As a kid, I used to love going to get the Christmas tree. My parents would trundle my sister and I up in matching coats, scarves, mittens, and boots and caravan with my aunt and uncle and their dysfunctional brood to some remote, windy, hill top farm to cut down our respective Christmas trees. My cousins, sister, and I would run from one tree to the next, each one bigger than the last, proclaiming this tree to be THE TREE. Of course THE TREE was usually 12 feet tall, seven feet across and wouldn’t fit on top of our car, let alone in our house. But that was what Christmas was too us– BIG and a preamble to a month of good food, colorful lights, flying wrapping paper, and loud, happy family gatherings.
As an adult, Christmas is BIG in a totally different way and the family tradition of going out to cut down the tree is just one more thing to do, one more thing to be squeezed into the schedule. So that now on top of working, going to the gym, laundry, and other banal domestic chores and errands, I must add writing Christmas cards, shopping, wrapping, baking, traveling, decorating, all while faking good holiday cheer.
Sitting in the car with my family, on the way to get the Christmas tree this year, anxiously jittering my legs, tabulating a mental list of everything to do, and asking my mom how long did she think this was going to take– I suddenly had a vision of myself trying to crush my own Christmas spirit, like a paper cup at the end of a party that I didn’t really want to attend. It started with wondering more and more about how much of a difference can there be between the Christmas tree farm and the Christmas tree lot? Not much. And it would be so much faster to just pay for a cut tree and screw tradition. But why stop there? Fake trees really are more efficient, but do I really need a tree at all? Wouldn’t it just be easier not to get a tree? Because then I wouldn’t have to worry about decorating the tree and having to take down the tree in January, and oh January– the sweet, gray, cold, peace that is January! If only it was January right now– Agh! Stop it.

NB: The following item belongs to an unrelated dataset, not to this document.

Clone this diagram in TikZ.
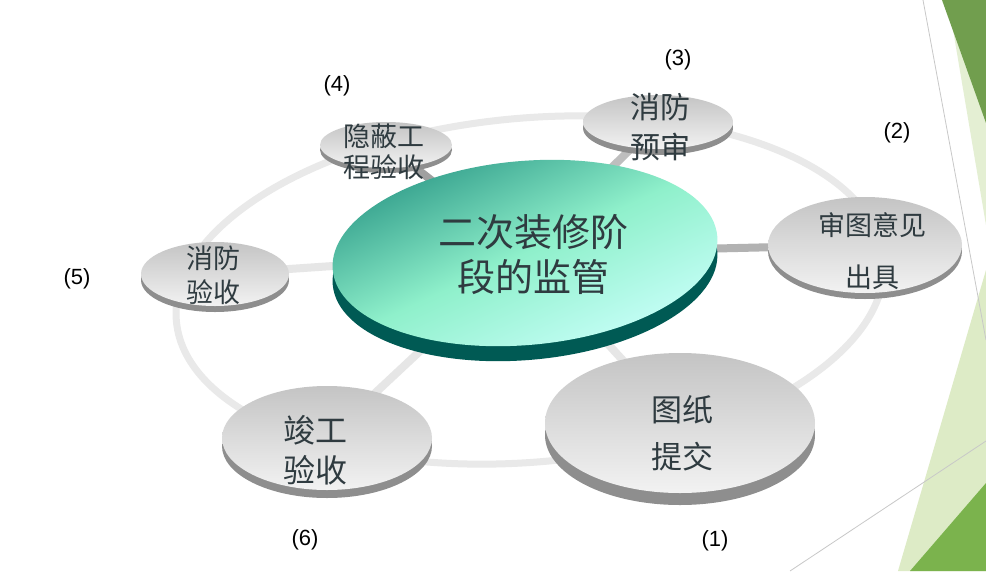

And that’s when I realized that for the love of Christmas, to just say screw it. Screw getting home early, beating holiday traffic, hitting the gym, and eating a sensible dinner. Get used to the idea that it won’t be perfect, it will probably be late, and that despite my best intentions and efforts, I will forget a present, overeat Christmas cookies, and be irritated with my family instead of feeling grateful and then feel guilty because of my lack of gratefulness and the aforementioned Christmas cookies. Getting a Christmas tree reminds me that Christmas doesn’t have to be perfect, organized, or efficient. I know mine won’t, but at least at the end of the day, I will have a tall, bedecked and twinkling Christmas tree to show for it; a monument to my love of Christmas.